Problem details: Return the first line, the line containing "2.1,2.2,2.3,2.4,2.5,2.6,2.7,2.8,2.9,3.0,3.1,3.2];", and every line between them, exactly as they stand.

Data lines:
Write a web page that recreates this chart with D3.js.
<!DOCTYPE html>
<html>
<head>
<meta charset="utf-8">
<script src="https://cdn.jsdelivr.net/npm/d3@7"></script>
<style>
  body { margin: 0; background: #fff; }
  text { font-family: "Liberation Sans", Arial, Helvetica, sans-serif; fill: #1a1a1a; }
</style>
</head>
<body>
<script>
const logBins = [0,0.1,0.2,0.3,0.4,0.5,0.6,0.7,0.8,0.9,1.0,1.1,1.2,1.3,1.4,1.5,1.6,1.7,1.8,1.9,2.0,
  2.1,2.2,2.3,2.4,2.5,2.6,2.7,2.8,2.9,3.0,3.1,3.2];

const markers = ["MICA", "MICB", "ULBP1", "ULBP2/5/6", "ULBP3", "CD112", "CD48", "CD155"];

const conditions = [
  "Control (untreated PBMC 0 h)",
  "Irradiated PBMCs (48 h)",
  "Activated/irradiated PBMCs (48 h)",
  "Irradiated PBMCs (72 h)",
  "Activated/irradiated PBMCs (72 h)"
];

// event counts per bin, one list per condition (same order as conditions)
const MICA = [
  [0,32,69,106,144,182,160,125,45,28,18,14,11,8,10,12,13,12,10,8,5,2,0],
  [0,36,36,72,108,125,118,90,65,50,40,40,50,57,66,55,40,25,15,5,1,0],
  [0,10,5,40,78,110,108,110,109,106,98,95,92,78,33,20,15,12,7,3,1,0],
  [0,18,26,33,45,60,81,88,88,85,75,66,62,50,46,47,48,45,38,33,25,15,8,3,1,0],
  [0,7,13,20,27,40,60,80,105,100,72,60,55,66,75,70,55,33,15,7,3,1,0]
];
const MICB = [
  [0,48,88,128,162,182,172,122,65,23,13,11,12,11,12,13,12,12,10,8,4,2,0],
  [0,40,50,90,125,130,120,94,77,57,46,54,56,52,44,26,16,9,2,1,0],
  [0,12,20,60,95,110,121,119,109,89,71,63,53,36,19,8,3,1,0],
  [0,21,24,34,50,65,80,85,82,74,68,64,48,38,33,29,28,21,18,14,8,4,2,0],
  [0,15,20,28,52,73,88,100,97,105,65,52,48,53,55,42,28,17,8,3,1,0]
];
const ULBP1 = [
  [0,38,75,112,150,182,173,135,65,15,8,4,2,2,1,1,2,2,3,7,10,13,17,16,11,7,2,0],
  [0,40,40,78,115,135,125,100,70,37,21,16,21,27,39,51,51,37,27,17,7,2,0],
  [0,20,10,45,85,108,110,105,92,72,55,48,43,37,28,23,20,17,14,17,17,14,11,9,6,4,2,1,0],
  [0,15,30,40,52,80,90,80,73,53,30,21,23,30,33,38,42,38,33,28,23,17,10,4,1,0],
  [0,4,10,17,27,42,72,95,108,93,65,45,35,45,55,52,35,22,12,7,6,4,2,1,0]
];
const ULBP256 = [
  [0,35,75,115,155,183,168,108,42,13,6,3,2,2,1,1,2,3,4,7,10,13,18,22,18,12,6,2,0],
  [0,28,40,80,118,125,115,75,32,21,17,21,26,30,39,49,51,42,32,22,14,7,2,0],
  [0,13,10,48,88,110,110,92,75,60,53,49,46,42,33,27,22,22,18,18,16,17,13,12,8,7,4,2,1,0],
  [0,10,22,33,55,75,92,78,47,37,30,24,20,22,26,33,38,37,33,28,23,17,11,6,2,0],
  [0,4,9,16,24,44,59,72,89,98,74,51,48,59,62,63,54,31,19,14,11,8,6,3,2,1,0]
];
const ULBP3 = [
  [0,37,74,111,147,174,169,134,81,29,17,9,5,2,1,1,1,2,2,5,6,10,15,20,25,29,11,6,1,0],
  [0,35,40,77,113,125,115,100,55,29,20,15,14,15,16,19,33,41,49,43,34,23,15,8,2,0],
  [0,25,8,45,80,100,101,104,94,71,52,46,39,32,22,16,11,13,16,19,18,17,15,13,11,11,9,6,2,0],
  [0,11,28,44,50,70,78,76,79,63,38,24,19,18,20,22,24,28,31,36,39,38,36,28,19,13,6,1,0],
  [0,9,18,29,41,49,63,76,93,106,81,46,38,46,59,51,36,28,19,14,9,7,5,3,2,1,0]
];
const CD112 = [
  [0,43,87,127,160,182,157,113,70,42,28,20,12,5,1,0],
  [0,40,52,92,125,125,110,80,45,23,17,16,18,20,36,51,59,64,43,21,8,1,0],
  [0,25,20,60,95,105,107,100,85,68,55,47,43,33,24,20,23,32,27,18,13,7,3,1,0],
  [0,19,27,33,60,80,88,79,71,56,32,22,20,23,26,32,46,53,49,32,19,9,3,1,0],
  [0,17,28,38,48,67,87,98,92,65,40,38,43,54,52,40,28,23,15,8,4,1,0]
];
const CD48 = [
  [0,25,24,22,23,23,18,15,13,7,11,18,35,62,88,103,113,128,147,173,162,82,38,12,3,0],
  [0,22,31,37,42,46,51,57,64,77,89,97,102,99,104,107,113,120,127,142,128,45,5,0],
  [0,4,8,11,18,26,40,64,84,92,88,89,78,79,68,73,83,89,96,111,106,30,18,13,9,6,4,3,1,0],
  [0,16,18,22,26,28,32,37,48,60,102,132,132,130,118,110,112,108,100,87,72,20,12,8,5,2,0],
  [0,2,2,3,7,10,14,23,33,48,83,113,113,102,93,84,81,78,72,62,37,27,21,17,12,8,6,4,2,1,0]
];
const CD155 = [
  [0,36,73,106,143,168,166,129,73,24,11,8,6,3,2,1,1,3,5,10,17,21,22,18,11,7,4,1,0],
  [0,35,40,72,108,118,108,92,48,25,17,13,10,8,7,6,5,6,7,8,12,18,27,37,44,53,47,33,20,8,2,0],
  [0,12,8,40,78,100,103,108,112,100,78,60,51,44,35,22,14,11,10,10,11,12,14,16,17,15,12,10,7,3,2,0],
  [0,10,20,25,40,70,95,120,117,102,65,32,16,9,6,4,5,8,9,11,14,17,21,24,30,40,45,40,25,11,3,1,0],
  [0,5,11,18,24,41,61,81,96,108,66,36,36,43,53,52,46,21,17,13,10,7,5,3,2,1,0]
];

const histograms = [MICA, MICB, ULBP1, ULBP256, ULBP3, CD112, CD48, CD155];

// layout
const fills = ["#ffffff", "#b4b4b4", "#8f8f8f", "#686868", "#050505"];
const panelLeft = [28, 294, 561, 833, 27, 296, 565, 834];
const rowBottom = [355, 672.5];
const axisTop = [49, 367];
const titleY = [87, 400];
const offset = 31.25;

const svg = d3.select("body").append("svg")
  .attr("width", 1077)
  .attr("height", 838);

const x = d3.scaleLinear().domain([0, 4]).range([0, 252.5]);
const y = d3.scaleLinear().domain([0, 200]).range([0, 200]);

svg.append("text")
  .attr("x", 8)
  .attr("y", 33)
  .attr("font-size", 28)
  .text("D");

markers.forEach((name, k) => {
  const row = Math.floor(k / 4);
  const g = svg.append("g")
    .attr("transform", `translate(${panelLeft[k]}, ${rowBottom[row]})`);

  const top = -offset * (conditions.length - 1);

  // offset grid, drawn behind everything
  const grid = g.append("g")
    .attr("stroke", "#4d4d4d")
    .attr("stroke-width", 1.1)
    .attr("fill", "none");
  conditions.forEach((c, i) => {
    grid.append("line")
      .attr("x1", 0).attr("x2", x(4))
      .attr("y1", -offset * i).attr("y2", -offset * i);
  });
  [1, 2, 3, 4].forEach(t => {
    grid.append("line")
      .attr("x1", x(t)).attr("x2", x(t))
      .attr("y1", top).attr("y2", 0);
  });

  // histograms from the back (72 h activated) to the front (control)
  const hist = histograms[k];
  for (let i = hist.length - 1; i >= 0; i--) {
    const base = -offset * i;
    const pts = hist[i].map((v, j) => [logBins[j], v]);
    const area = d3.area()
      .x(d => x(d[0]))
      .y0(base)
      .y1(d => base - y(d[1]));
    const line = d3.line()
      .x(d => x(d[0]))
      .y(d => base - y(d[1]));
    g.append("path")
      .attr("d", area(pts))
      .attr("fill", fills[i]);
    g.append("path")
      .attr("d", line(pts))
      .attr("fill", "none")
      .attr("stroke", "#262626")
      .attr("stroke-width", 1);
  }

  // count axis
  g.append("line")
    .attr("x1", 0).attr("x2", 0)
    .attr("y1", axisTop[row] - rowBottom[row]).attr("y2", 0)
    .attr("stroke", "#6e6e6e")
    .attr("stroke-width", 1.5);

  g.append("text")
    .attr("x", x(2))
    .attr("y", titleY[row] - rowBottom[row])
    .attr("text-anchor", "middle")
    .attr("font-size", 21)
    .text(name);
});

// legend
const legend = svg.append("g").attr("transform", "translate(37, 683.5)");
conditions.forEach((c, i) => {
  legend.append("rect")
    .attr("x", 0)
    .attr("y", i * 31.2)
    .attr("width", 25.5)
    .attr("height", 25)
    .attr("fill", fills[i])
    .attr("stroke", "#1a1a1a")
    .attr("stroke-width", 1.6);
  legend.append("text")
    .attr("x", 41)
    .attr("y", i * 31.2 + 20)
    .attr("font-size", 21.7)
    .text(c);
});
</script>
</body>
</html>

Task answer:
Write a web page that recreates this chart with D3.js.
<!DOCTYPE html>
<html>
<head>
<meta charset="utf-8">
<script src="https://cdn.jsdelivr.net/npm/d3@7"></script>
<style>
  body { margin: 0; background: #fff; }
  text { font-family: "Liberation Sans", Arial, Helvetica, sans-serif; fill: #1a1a1a; }
</style>
</head>
<body>
<script>
const logBins = [0,0.1,0.2,0.3,0.4,0.5,0.6,0.7,0.8,0.9,1.0,1.1,1.2,1.3,1.4,1.5,1.6,1.7,1.8,1.9,2.0,
  2.1,2.2,2.3,2.4,2.5,2.6,2.7,2.8,2.9,3.0,3.1,3.2];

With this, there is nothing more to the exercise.